Selçuklulardan kalmadır. İlk yapıldığında: bir medrese, mezarlık ve bahçesinde kümbet bulunmaktadır. Ancak bu yapı topluluğundan günümüze sadece kümbet gelmiştir. Medresenin yerine ise bir cami inşa edilmiştir. Caminin ismi, Selçuklu camisi iken, Aşağı Cami olarak değiştirilmiştir.

Yozgat Çayıralan Kümbet Çerkez Bey Türbesi

Türbe

Türbe: 1557-1558 yılları arasında Kırşehir Sancak Beyi olan Çerkez Bey’e aittir. Çerkez Bey’in, 16’ncı yüzyılın ikinci yarısında, burada Tımar sahibi olduğu ve çiftliği bulunduğu bilinmektedir. Türbe: Kümbetli cami olarak bilinen caminin güneydoğusunda ve aynı avlu içindedir. Türbe: kare kaide üzerinde, sekizgen planlıdır. İçten kubbeli, dıştan sivri külahlıdır.

Tamamı düzgün kesme taştan yapılmıştır. Mezar odası ve gövde üzerinde, farklı renkte taşlar kullanılarak güzel bir görüntü oluşturulmuştur. Eyvanın doğu duvarında bulunan kitabeye göre, 1587-1588 yılları arasında yapılmıştır.
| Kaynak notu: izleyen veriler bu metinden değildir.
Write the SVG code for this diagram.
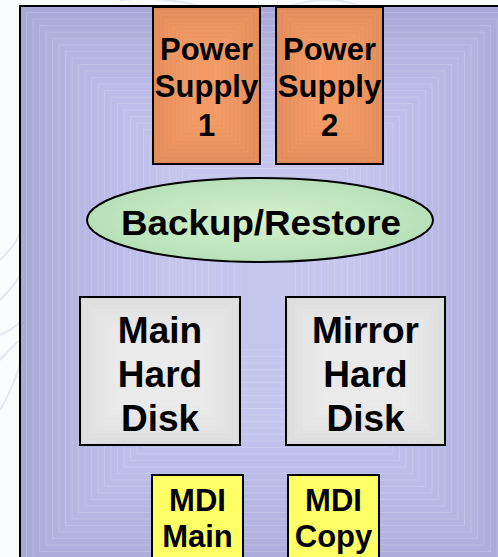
<svg xmlns="http://www.w3.org/2000/svg" width="498" height="557" viewBox="0 0 498 557">
<defs>
<style>
.t{font-family:"Liberation Sans",Arial,sans-serif;font-weight:bold;fill:#000;text-anchor:middle}
.bg rect{fill:#d2d2ff;fill-opacity:0.05;stroke:#ffffff;stroke-opacity:0.16;stroke-width:1}
.or rect{fill:#fbaa72;fill-opacity:0.09;stroke:#ffffff;stroke-opacity:0.08;stroke-width:1}
.gr rect{fill:#f4f4f4;fill-opacity:0.1;stroke:#ffffff;stroke-opacity:0.12;stroke-width:1}
.frame{fill:none;stroke:#000;stroke-width:2}
.box{fill:none;stroke:#000;stroke-width:2}
.mdi{fill:#ffff66;stroke:#000;stroke-width:2}
.swirl{fill:none;stroke:#e3e9f0;stroke-width:2}
</style>
<radialGradient id="gEll" cx="0.5" cy="0.5" r="0.5">
<stop offset="0" stop-color="#d6f2cc"/>
<stop offset="1" stop-color="#b7e0b8"/>
</radialGradient>
</defs>
<rect x="0" y="0" width="498" height="557" fill="#fafbfc"/>
<g id="swirls">
<path class="swirl" d="M0 260 Q20 240 20 230"/>
<path class="swirl" d="M0 300 Q15 285 20 275"/>
<path class="swirl" d="M0 335 Q12 330 20 322"/>
<path class="swirl" d="M0 360 Q14 345 20 340"/>
<path class="swirl" d="M0 410 Q12 390 20 365"/>
<path class="swirl" d="M120 0 Q160 -4 200 6"/>
<path class="swirl" d="M290 6 Q330 -6 360 6"/>
</g>
<g id="background">
<rect x="20" y="6" width="490" height="565" fill="#a9a9da"/>
<g class="bg">
<rect x="26.5" y="12.5" width="477" height="552"/>
<rect x="33" y="19" width="464" height="539"/>
<rect x="39.5" y="25.5" width="451" height="526"/>
<rect x="46" y="32" width="438" height="513"/>
<rect x="52.5" y="38.5" width="425" height="500"/>
<rect x="59" y="45" width="412" height="487"/>
<rect x="65.5" y="51.5" width="399" height="474"/>
<rect x="72" y="58" width="386" height="461"/>
<rect x="78.5" y="64.5" width="373" height="448"/>
<rect x="85" y="71" width="360" height="435"/>
<rect x="91.5" y="77.5" width="347" height="422"/>
<rect x="98" y="84" width="334" height="409"/>
<rect x="104.5" y="90.5" width="321" height="396"/>
<rect x="111" y="97" width="308" height="383"/>
<rect x="117.5" y="103.5" width="295" height="370"/>
<rect x="124" y="110" width="282" height="357"/>
<rect x="130.5" y="116.5" width="269" height="344"/>
<rect x="137" y="123" width="256" height="331"/>
<rect x="143.5" y="129.5" width="243" height="318"/>
<rect x="150" y="136" width="230" height="305"/>
<rect x="156.5" y="142.5" width="217" height="292"/>
<rect x="163" y="149" width="204" height="279"/>
<rect x="169.5" y="155.5" width="191" height="266"/>
<rect x="176" y="162" width="178" height="253"/>
<rect x="182.5" y="168.5" width="165" height="240"/>
<rect x="189" y="175" width="152" height="227"/>
<rect x="195.5" y="181.5" width="139" height="214"/>
<rect x="202" y="188" width="126" height="201"/>
<rect x="208.5" y="194.5" width="113" height="188"/>
<rect x="215" y="201" width="100" height="175"/>
<rect x="221.5" y="207.5" width="87" height="162"/>
<rect x="228" y="214" width="74" height="149"/>
<rect x="234.5" y="220.5" width="61" height="136"/>
<rect x="241" y="227" width="48" height="123"/>
</g>
<rect class="frame" x="20" y="6" width="490" height="565"/>
</g>
<g id="ps1">
<rect x="153" y="7" width="107" height="157" fill="#e38b58"/>
<g class="or">
<rect x="157" y="11" width="99" height="149"/>
<rect x="161" y="15" width="91" height="141"/>
<rect x="165" y="19" width="83" height="133"/>
<rect x="169" y="23" width="75" height="125"/>
<rect x="173" y="27" width="67" height="117"/>
<rect x="177" y="31" width="59" height="109"/>
<rect x="181" y="35" width="51" height="101"/>
<rect x="185" y="39" width="43" height="93"/>
<rect x="189" y="43" width="35" height="85"/>
<rect x="193" y="47" width="27" height="77"/>
<rect x="197" y="51" width="19" height="69"/>
</g>
<rect class="box" x="153" y="7" width="107" height="157"/>
<text class="t" font-size="31" x="206.5" y="60">Power</text>
<text class="t" font-size="31" x="206.5" y="97">Supply</text>
<text class="t" font-size="31" x="206.5" y="136">1</text>
</g>
<g id="ps2">
<rect x="276" y="7" width="107" height="157" fill="#e38b58"/>
<g class="or">
<rect x="280" y="11" width="99" height="149"/>
<rect x="284" y="15" width="91" height="141"/>
<rect x="288" y="19" width="83" height="133"/>
<rect x="292" y="23" width="75" height="125"/>
<rect x="296" y="27" width="67" height="117"/>
<rect x="300" y="31" width="59" height="109"/>
<rect x="304" y="35" width="51" height="101"/>
<rect x="308" y="39" width="43" height="93"/>
<rect x="312" y="43" width="35" height="85"/>
<rect x="316" y="47" width="27" height="77"/>
<rect x="320" y="51" width="19" height="69"/>
</g>
<rect class="box" x="276" y="7" width="107" height="157"/>
<text class="t" font-size="31" x="329.5" y="60">Power</text>
<text class="t" font-size="31" x="329.5" y="97">Supply</text>
<text class="t" font-size="31" x="329.5" y="136">2</text>
</g>
<g id="backup">
<ellipse cx="260" cy="220" rx="173" ry="42" fill="url(#gEll)" stroke="#000" stroke-width="2"/>
<text class="t" font-size="35" x="261" y="235" textLength="280" lengthAdjust="spacingAndGlyphs">Backup/Restore</text>
</g>
<g id="mainDisk">
<rect x="80" y="297" width="160" height="148" fill="#dcdcdc"/>
<g class="gr">
<rect x="84" y="301" width="152" height="140"/>
<rect x="88" y="305" width="144" height="132"/>
<rect x="92" y="309" width="136" height="124"/>
<rect x="96" y="313" width="128" height="116"/>
<rect x="100" y="317" width="120" height="108"/>
<rect x="104" y="321" width="112" height="100"/>
<rect x="108" y="325" width="104" height="92"/>
<rect x="112" y="329" width="96" height="84"/>
<rect x="116" y="333" width="88" height="76"/>
<rect x="120" y="337" width="80" height="68"/>
</g>
<rect class="box" x="80" y="297" width="160" height="148"/>
<text class="t" font-size="37" x="160" y="343">Main</text>
<text class="t" font-size="37" x="160" y="387">Hard</text>
<text class="t" font-size="37" x="160" y="431">Disk</text>
</g>
<g id="mirrorDisk">
<rect x="286" y="297" width="159" height="148" fill="#dcdcdc"/>
<g class="gr">
<rect x="290" y="301" width="151" height="140"/>
<rect x="294" y="305" width="143" height="132"/>
<rect x="298" y="309" width="135" height="124"/>
<rect x="302" y="313" width="127" height="116"/>
<rect x="306" y="317" width="119" height="108"/>
<rect x="310" y="321" width="111" height="100"/>
<rect x="314" y="325" width="103" height="92"/>
<rect x="318" y="329" width="95" height="84"/>
<rect x="322" y="333" width="87" height="76"/>
<rect x="326" y="337" width="79" height="68"/>
</g>
<rect class="box" x="286" y="297" width="159" height="148"/>
<text class="t" font-size="37" x="365.5" y="343">Mirror</text>
<text class="t" font-size="37" x="365.5" y="387">Hard</text>
<text class="t" font-size="37" x="365.5" y="431">Disk</text>
</g>
<g id="mdiMain">
<rect class="mdi" x="152" y="475" width="91" height="100"/>
<text class="t" font-size="31" x="197.5" y="511">MDI</text>
<text class="t" font-size="31" x="197.5" y="547">Main</text>
</g>
<g id="mdiCopy">
<rect class="mdi" x="288" y="475" width="91" height="100"/>
<text class="t" font-size="31" x="333.5" y="511">MDI</text>
<text class="t" font-size="31" x="333.5" y="547">Copy</text>
</g>
<g id="connectors"/>
</svg>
Kümbetin kuzeyinde: eyvan şeklinde olan sivri kemerli ve beşik tonozlu girişi vardır.

İki yan tarafında: birer taş merdivenli sanduka katının önündeki podyuma çıkılır. Podyum iki kademelidir. Buradan profilli ve kemerli girişi olan mezar odasına inilir. Mezar odası: kare planlıdır. Üzeri aynalı tonoz örtülüdür ve üç mazgal pencere ile aydınlatılır. Kümbet: 2005 yılında tescil edilerek Koruma altına alınmıştır.
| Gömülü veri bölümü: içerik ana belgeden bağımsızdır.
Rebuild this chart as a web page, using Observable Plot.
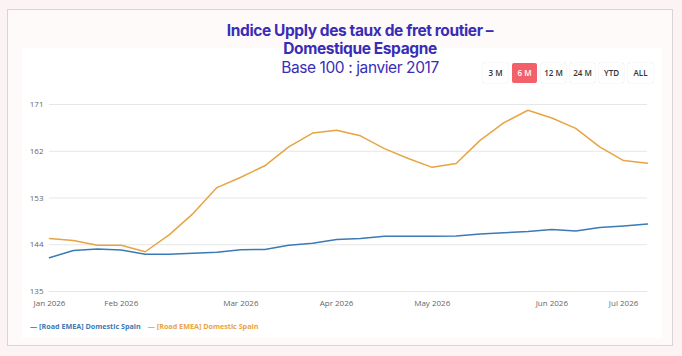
<!DOCTYPE html>
<html>
<head>
<meta charset="utf-8">
<script src="https://cdn.jsdelivr.net/npm/d3@7"></script>
<script src="https://cdn.jsdelivr.net/npm/@observablehq/plot@0.6"></script>
<style>
  html, body { margin: 0; padding: 0; }
  body { width: 682px; height: 356px; background: #fcf4f4; position: relative; overflow: hidden; font-family: "Open Sans", sans-serif; }
  #card { position: absolute; left: 7px; top: 9px; width: 664px; height: 335px; border: 1px solid #d9d5d7; background: #fefafa; }
  #panel { position: absolute; left: 22px; top: 48px; width: 640px; height: 290px; background: #ffffff; }
  #title { position: absolute; left: 160px; width: 400px; top: 22px; text-align: center; color: #3a2db5; font-family: Inter, sans-serif; font-size: 15.5px; line-height: 18px; letter-spacing: -0.4px; }
  #title .t { font-weight: 700; }
  #title .s { font-weight: 400; font-size: 15.5px; margin-top: 1px; }
  #buttons { position: absolute; left: 483px; top: 63px; display: flex; gap: 4px; }
  #buttons div { width: 25px; height: 20px; line-height: 20px; text-align: center; font-size: 8px; font-weight: 600; color: #333; background: #fff; border-radius: 2px; box-shadow: 0 0 1px rgba(0,0,0,0.25); font-family: "Open Sans", sans-serif; }
  #buttons div.active { background: #f2606a; color: #fff; box-shadow: none; }
  #chart { position: absolute; left: 0; top: 90px; }
  #legend { position: absolute; left: 30px; top: 321px; display: flex; gap: 7px; font-size: 7.2px; font-weight: 700; font-family: "Open Sans", sans-serif; }
</style>
</head>
<body>
<div id="card"></div>
<div id="panel"></div>
<div id="title">
  <div class="t">Indice Upply des taux de fret routier –</div>
  <div class="t">Domestique Espagne</div>
  <div class="s">Base 100 : janvier 2017</div>
</div>
<div id="buttons"></div>
<div id="chart"></div>
<div id="legend"></div>
<script>
const seriesNames = ["[Road EMEA] Domestic Spain", "[Road EMEA] Domestic Spain"];
const seriesColors = ["#3b7ab6", "#e7a443"];
const blueValues = [141.5, 142.9, 143.2, 143.0, 142.15, 142.15, 142.35, 142.55, 143.05, 143.1, 143.9, 144.3, 145.0, 145.2, 145.65, 145.65, 145.65, 145.7, 146.05, 146.3, 146.55, 146.95, 146.65, 147.3, 147.6, 148.0];
const orangeValues = [145.2, 144.8, 143.9, 143.9, 142.65, 145.9, 150.0, 155.0, 157.0, 159.2, 162.85, 165.5, 166.05, 164.97, 162.5, 160.6, 158.9, 159.65, 164.1, 167.5, 169.9, 168.4, 166.4, 162.85, 160.2, 159.7];
const xTickPositions = [0, 3, 8, 12, 16, 21, 24];
const xTickLabels = ["Jan 2026", "Feb 2026", "Mar 2026", "Apr 2026", "May 2026", "Jun 2026", "Jul 2026"];
const yTicks = [135, 144, 153, 162, 171];
const buttonLabels = ["3 M", "6 M", "12 M", "24 M", "YTD", "ALL"];
const activeButton = "6 M";

const rows = [];
blueValues.forEach((v, i) => rows.push({i, v, s: 0}));
orangeValues.forEach((v, i) => rows.push({i, v, s: 1}));

const chart = Plot.plot({
  width: 682,
  height: 222,
  marginLeft: 49,
  marginRight: 35,
  marginTop: 14,
  marginBottom: 21,
  style: {fontFamily: "'Open Sans', sans-serif", fontSize: "8px", color: "#666", background: "transparent"},
  x: {type: "linear", domain: [0, blueValues.length - 1], ticks: xTickPositions, tickFormat: (d) => xTickLabels[xTickPositions.indexOf(d)], tickSize: 0, tickPadding: 9, label: null},
  y: {domain: [135, 171], ticks: yTicks, tickSize: 0, tickPadding: 6, label: null},
  marks: [
    Plot.gridY(yTicks, {stroke: "#e6e6e6", strokeOpacity: 1, strokeWidth: 1}),
    Plot.lineY(rows, {x: "i", y: "v", z: "s", stroke: (d) => seriesColors[d.s], strokeWidth: 1.5}),
  ]
});
document.getElementById("chart").appendChild(chart);

const btns = document.getElementById("buttons");
buttonLabels.forEach(b => {
  const d = document.createElement("div");
  d.textContent = b;
  if (b === activeButton) d.className = "active";
  btns.appendChild(d);
});
const leg = document.getElementById("legend");
seriesNames.forEach((n, k) => {
  const d = document.createElement("div");
  d.style.color = seriesColors[k];
  d.textContent = "— " + n;
  leg.appendChild(d);
});
</script>
</body>
</html>
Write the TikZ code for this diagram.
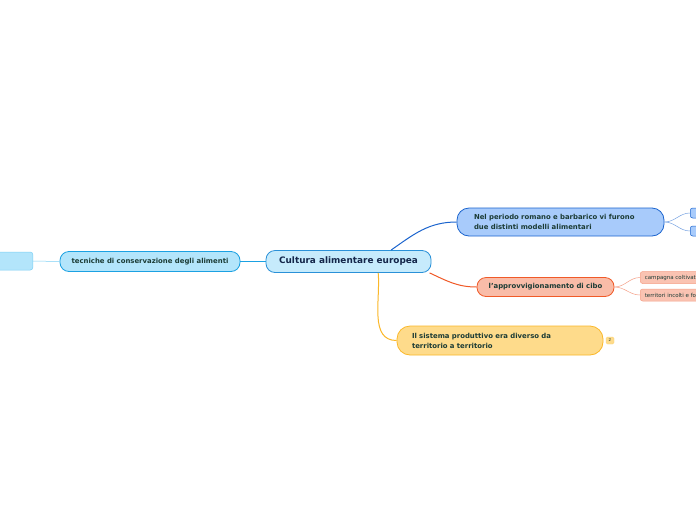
\documentclass[tikz,border=0pt]{standalone}
\usepackage{fontspec}
\setmainfont{DejaVu Sans}
\usepackage{xcolor}
\usetikzlibrary{positioning}

\definecolor{centfill}{HTML}{C6EBFC}
\definecolor{centline}{HTML}{2A91D8}
\definecolor{romfill}{HTML}{A8CBFB}
\definecolor{romline}{HTML}{1B64CE}
\definecolor{apfill}{HTML}{F9BCA8}
\definecolor{apline}{HTML}{F05A28}
\definecolor{apsubfill}{HTML}{FAC3B2}
\definecolor{apsubline}{HTML}{F5A088}
\definecolor{sisfill}{HTML}{FEDB8B}
\definecolor{sisline}{HTML}{FBB829}
\definecolor{tecfill}{HTML}{B3E5FB}
\definecolor{tecline}{HTML}{1BA1E2}
\definecolor{tecsubline}{HTML}{7DD0F5}
\definecolor{navytext}{HTML}{14264A}
\definecolor{darktext}{HTML}{1B3B35}

\tikzset{
  topic/.style={rounded corners=9pt, line width=0.8pt, inner sep=0pt,
    font=\fontsize{6.9}{10}\selectfont\bfseries, text=darktext},
  subtopic/.style={rounded corners=2.5pt, line width=0.5pt, inner sep=0pt,
    font=\fontsize{5.5}{6}\selectfont, text=darktext, anchor=west, text depth=0pt},
}

\begin{document}
\begin{tikzpicture}[x=1pt,y=-1pt]
\clip (0,0) rectangle (696,520);
\fill[white] (0,0) rectangle (696,520);

% central topic
\node[topic, draw=centline, fill=centfill, text=navytext,
  minimum width=165pt, minimum height=22pt,
  font=\fontsize{8.9}{9}\selectfont\bfseries] (cultura) at (348.5,261.5) {Cultura alimentare europea};

% main topics
\node[topic, draw=romline, fill=romfill, rounded corners=12pt,
  inner xsep=17pt, minimum height=28pt, text width=173pt, align=left]
  (romano) at (560.5,222) {Nel periodo romano e barbarico vi furono\\due distinti modelli alimentari};
\node[topic, draw=apline, fill=apfill, minimum width=137pt, minimum height=19pt]
  (approvv) at (545.5,287) {l'approvvigionamento di cibo};
\node[topic, draw=sisline, fill=sisfill, rounded corners=13pt,
  inner xsep=15pt, minimum height=29pt, text width=176pt, align=left]
  (sistema) at (500,340.5) {Il sistema produttivo era diverso da\\territorio a territorio};
\node[topic, draw=tecline, fill=tecfill, minimum width=180pt, minimum height=20pt]
  (tecniche) at (150,261.5) {tecniche di conservazione degli alimenti};

% sub topics
\node[subtopic, draw=romline, fill=romfill, minimum width=30pt, minimum height=10pt] (romuno) at (690,213) {};
\node[subtopic, draw=romline, fill=romfill, minimum width=30pt, minimum height=10pt] (romdue) at (690,231) {};
\node[subtopic, draw=apsubline, fill=apsubfill, minimum height=12pt, inner xsep=4.5pt]
  (campagna) at (640,277.5) {campagna coltivata};
\node[subtopic, draw=apsubline, fill=apsubfill, minimum height=12pt, inner xsep=4.5pt]
  (territori) at (640,295) {territori incolti e foreste};
\node[subtopic, draw=tecsubline, fill=tecfill, anchor=east, minimum width=70pt, minimum height=18pt]
  (conserva) at (33,261) {};

% badge
\node[draw=sisfill!80!sisline, fill=sisfill, rounded corners=1.5pt, inner sep=0pt,
  minimum width=8pt, minimum height=7pt, font=\fontsize{4}{4}\selectfont, text=darktext]
  (conta) at (610,340.5) {2};

% connectors
\draw[romline, line width=1pt] (cultura.15) to[out=35,in=180] (romano.west);
\draw[apline, line width=1pt] (cultura.-8) to[out=-25,in=180] (approvv.west);
\draw[sisline, line width=1pt] (cultura.-21) to[out=-85,in=180] (sistema.west);
\draw[tecline, line width=1pt] (cultura.west) -- (tecniche.east);
\draw[romline!60, line width=0.5pt] (romano.east) to[out=0,in=180] (romuno.west);
\draw[romline!60, line width=0.5pt] (romano.east) to[out=0,in=180] (romdue.west);
\draw[apsubline, line width=0.5pt] (approvv.east) to[out=0,in=180] (campagna.west);
\draw[apsubline, line width=0.5pt] (approvv.east) to[out=0,in=180] (territori.west);
\draw[tecsubline, line width=0.5pt] (tecniche.west) -- (conserva.east);
\end{tikzpicture}
\end{document}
Yozgat Çayıralan Dikilitaş Tümülüsü

DİKİLİTAŞ TÜMÜLÜSÜ-TURLUHAN KÖYÜ (ESKİKÖY)

İlçe merkezinin 2.5 km doğusunda bulunan Yassı höyük üzerinde bulunan Tuğul Han (Çayırşehir), günümüzde “Çayıralan” isminin alınmasında etkili olmuştur. Evet, gerilere gidelim: Turluhan köyü: Osmanlı arşiv belgelerinde, 1556 yılında, Bozok Livası Akdağ nahiyesinin köyü olarak görülür.

Kayıtlara göre, köyün ismi “Göbek Pınarı” ve “Turluhan” köyüdür. Köyde yaşayan Hamza’nın babası Turluhan (Tuğlu Han), Göbek Pınarı olan köy için ikinci bir isim olmuştur. Osmanlı döneminde, Turluhan köyü, günümüzdeki “Dikilitaş” mevkindedir.
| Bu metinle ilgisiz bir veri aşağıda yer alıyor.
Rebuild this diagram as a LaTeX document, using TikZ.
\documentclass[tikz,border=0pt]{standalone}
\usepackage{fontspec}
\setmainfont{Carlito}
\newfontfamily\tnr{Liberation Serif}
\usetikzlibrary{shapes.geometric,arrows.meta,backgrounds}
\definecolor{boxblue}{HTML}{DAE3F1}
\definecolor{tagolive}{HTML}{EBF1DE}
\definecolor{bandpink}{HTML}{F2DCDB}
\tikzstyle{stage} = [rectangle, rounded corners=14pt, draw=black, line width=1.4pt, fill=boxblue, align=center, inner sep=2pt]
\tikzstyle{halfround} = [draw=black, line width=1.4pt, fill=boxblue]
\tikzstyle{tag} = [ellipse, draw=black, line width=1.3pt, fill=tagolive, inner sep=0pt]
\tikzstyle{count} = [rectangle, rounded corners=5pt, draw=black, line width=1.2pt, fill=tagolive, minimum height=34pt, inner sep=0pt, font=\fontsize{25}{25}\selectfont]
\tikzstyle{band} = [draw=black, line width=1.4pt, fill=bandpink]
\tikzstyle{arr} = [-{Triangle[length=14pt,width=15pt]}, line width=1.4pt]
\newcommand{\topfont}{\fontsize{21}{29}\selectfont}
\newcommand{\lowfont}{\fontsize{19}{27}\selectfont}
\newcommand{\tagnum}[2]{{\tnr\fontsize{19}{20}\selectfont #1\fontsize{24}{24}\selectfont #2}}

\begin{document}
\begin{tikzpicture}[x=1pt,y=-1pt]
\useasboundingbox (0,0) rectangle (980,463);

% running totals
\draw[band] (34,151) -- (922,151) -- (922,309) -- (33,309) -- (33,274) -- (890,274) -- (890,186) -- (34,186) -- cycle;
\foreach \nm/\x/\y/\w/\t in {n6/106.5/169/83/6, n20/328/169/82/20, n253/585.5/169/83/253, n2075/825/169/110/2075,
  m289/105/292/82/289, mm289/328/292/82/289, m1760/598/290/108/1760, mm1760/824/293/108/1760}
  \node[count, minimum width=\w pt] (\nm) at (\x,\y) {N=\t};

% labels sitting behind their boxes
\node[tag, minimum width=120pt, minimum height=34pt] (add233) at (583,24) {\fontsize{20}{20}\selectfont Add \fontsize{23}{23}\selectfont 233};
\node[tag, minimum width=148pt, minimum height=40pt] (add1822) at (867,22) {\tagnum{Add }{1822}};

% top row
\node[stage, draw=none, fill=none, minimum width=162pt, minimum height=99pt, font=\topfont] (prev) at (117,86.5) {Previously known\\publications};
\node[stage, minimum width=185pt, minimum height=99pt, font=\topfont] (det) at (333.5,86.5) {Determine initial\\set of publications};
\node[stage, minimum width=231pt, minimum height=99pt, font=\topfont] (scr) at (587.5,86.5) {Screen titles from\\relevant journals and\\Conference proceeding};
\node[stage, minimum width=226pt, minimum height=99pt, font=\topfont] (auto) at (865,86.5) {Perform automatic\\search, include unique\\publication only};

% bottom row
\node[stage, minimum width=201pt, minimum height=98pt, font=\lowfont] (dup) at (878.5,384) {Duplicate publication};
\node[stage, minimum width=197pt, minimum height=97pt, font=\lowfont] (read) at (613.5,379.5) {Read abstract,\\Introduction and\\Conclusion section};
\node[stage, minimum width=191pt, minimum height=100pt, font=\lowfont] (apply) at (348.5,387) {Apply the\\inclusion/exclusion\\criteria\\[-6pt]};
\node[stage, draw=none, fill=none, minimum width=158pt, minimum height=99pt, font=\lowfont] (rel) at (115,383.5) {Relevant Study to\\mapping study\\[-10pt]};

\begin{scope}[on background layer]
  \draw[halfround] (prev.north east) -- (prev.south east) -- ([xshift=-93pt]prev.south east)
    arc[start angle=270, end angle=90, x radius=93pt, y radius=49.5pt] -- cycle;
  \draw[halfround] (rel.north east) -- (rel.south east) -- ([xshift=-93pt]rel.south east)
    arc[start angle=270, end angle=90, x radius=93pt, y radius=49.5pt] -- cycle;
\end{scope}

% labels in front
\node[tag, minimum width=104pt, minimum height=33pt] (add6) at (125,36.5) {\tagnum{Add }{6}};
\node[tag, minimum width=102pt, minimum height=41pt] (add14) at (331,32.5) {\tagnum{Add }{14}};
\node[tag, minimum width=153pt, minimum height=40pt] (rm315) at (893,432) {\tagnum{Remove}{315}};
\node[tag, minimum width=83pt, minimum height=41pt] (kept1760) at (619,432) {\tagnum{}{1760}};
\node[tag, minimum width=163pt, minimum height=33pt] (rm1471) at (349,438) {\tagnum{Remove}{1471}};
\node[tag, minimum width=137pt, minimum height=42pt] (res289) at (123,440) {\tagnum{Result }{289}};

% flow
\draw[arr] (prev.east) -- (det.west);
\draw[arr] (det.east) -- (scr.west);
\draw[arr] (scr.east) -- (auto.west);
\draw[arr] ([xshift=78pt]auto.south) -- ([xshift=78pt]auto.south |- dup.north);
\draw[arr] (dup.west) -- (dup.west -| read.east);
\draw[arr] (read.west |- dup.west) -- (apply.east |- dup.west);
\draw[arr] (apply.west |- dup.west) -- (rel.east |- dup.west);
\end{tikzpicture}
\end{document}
Köy, daha sonra, orman olan günümüzdeki yerine taşınmıştır. İshaklı höyük (Dikilitaş Tümülüsü) ün tepe noktasında, geçmiş yıllarda yapıldığı anlaşılan bir kaçak kazı çukuru vardır. Tümülüsün çapı 15 metredir ve çevresinde meşe ağaçları bulunur.